AIM
Read through the entries below and return each line with the word "matplotlib".

[Start of INPUT ROWS]

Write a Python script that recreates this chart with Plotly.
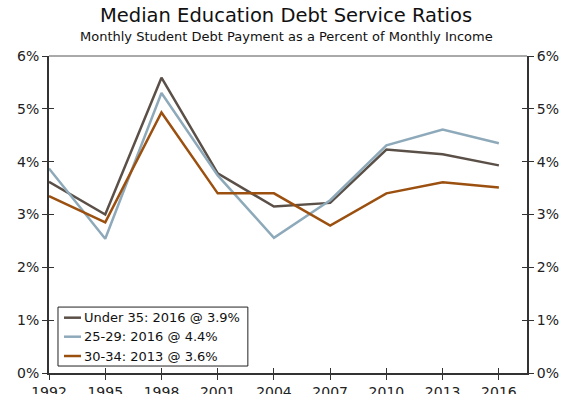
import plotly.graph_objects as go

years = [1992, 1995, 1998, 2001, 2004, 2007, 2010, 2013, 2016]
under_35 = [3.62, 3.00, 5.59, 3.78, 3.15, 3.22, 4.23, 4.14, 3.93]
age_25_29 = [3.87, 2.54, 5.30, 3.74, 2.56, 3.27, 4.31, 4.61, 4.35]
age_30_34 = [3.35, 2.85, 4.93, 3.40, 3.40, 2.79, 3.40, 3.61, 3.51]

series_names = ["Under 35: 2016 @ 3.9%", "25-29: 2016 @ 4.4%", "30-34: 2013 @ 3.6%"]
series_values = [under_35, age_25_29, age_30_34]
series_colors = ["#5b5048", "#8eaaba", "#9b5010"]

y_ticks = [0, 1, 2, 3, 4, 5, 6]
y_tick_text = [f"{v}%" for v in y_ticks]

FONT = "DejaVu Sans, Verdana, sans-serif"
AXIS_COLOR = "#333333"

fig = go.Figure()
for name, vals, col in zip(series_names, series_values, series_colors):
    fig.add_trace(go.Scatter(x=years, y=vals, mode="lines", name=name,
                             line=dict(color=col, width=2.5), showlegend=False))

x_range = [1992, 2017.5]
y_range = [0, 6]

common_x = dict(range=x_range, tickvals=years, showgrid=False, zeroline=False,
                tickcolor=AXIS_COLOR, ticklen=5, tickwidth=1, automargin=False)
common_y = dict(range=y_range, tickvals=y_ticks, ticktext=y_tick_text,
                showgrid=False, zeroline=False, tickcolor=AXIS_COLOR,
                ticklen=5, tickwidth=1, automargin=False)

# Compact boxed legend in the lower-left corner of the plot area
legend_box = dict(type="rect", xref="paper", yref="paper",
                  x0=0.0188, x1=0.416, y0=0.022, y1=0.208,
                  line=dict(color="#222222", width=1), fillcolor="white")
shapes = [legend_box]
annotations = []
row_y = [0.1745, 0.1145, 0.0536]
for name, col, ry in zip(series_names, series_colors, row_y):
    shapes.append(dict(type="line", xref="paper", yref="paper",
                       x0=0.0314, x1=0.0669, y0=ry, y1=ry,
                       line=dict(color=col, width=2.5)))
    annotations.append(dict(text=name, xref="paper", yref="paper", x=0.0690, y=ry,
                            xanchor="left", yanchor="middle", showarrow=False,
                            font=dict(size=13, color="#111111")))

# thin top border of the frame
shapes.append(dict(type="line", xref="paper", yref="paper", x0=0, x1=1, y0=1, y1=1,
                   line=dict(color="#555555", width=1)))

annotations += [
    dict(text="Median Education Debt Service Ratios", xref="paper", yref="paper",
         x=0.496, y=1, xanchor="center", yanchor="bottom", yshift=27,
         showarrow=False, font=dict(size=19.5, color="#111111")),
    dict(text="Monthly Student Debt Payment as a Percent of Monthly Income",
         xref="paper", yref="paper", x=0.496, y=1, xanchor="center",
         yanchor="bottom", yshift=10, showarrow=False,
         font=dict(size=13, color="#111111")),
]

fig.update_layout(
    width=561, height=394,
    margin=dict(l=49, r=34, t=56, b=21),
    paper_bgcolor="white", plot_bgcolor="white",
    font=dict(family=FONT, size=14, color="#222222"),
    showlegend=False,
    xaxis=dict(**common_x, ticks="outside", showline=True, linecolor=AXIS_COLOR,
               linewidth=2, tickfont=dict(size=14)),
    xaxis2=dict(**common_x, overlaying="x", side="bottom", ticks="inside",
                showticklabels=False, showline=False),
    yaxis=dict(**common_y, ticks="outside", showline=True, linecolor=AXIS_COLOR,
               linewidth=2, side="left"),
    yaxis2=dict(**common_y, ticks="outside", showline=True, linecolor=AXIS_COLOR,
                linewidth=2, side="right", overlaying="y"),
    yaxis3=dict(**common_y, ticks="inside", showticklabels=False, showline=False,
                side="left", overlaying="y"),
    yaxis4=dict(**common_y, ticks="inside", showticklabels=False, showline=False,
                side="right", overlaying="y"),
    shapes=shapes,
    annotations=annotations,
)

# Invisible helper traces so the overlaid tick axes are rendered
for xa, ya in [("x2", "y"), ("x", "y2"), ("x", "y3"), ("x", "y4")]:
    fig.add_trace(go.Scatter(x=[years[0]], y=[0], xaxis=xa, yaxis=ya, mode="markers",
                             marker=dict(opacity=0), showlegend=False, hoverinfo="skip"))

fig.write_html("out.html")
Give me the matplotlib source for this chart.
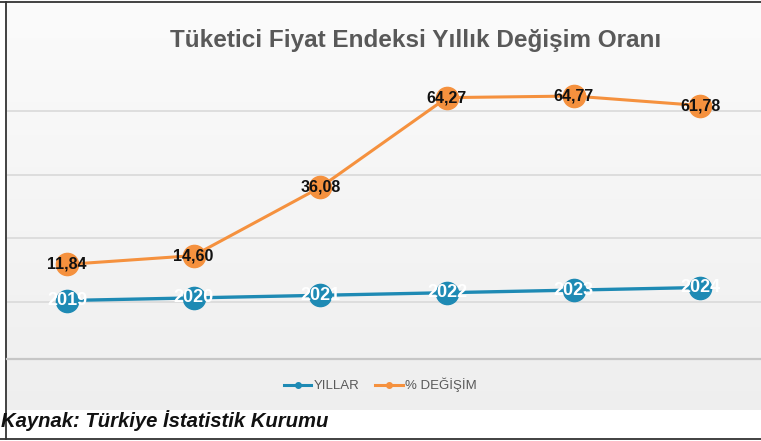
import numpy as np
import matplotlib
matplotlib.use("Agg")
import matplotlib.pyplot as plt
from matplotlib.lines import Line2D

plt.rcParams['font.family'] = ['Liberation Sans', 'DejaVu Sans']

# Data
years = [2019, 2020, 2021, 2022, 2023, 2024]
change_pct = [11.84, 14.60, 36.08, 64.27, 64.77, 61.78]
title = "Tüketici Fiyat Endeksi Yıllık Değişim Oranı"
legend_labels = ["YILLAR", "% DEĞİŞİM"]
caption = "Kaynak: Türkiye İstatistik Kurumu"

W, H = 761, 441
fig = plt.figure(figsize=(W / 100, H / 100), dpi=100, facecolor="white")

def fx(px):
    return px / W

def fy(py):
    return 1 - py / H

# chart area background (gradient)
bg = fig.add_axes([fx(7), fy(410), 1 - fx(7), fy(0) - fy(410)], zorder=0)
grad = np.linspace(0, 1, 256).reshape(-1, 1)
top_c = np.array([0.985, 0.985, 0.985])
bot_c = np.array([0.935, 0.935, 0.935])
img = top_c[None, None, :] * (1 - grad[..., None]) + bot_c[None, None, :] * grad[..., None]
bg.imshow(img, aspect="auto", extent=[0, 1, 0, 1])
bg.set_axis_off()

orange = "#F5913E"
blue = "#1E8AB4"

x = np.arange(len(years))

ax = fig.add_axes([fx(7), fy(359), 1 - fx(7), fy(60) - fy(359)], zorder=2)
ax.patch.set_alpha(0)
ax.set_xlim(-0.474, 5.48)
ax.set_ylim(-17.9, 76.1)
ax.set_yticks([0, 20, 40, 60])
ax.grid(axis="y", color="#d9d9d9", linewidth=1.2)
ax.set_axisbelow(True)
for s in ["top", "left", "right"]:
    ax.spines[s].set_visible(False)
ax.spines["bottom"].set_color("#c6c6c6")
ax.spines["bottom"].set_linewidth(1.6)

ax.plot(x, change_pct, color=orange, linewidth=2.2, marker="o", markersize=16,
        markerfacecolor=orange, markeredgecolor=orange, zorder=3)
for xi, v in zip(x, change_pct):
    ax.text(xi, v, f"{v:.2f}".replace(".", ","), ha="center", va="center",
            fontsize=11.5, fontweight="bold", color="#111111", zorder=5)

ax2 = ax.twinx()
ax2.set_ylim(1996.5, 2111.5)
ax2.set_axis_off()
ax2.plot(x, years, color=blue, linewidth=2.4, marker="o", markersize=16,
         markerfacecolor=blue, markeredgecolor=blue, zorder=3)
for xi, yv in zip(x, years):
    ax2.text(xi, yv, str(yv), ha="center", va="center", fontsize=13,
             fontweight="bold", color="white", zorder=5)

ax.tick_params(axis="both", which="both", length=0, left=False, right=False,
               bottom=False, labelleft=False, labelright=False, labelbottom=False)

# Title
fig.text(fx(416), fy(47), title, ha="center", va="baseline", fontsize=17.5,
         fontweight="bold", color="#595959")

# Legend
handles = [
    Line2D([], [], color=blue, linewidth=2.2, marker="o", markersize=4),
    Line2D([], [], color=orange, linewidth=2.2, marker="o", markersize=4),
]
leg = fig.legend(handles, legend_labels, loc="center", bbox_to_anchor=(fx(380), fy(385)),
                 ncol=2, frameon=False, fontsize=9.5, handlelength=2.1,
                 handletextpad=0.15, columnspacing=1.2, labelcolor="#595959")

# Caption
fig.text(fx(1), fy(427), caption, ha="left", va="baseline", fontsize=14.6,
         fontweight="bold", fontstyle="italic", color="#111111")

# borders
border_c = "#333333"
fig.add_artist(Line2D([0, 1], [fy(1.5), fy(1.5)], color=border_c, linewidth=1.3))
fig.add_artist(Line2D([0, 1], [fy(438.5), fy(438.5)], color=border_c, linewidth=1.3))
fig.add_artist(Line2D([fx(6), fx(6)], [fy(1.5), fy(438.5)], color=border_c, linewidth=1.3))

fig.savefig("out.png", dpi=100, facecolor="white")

[End of INPUT ROWS]

EXPECTED ANSWER
Give me the matplotlib source for this chart.
import matplotlib
matplotlib.use("Agg")
import matplotlib.pyplot as plt
from matplotlib.lines import Line2D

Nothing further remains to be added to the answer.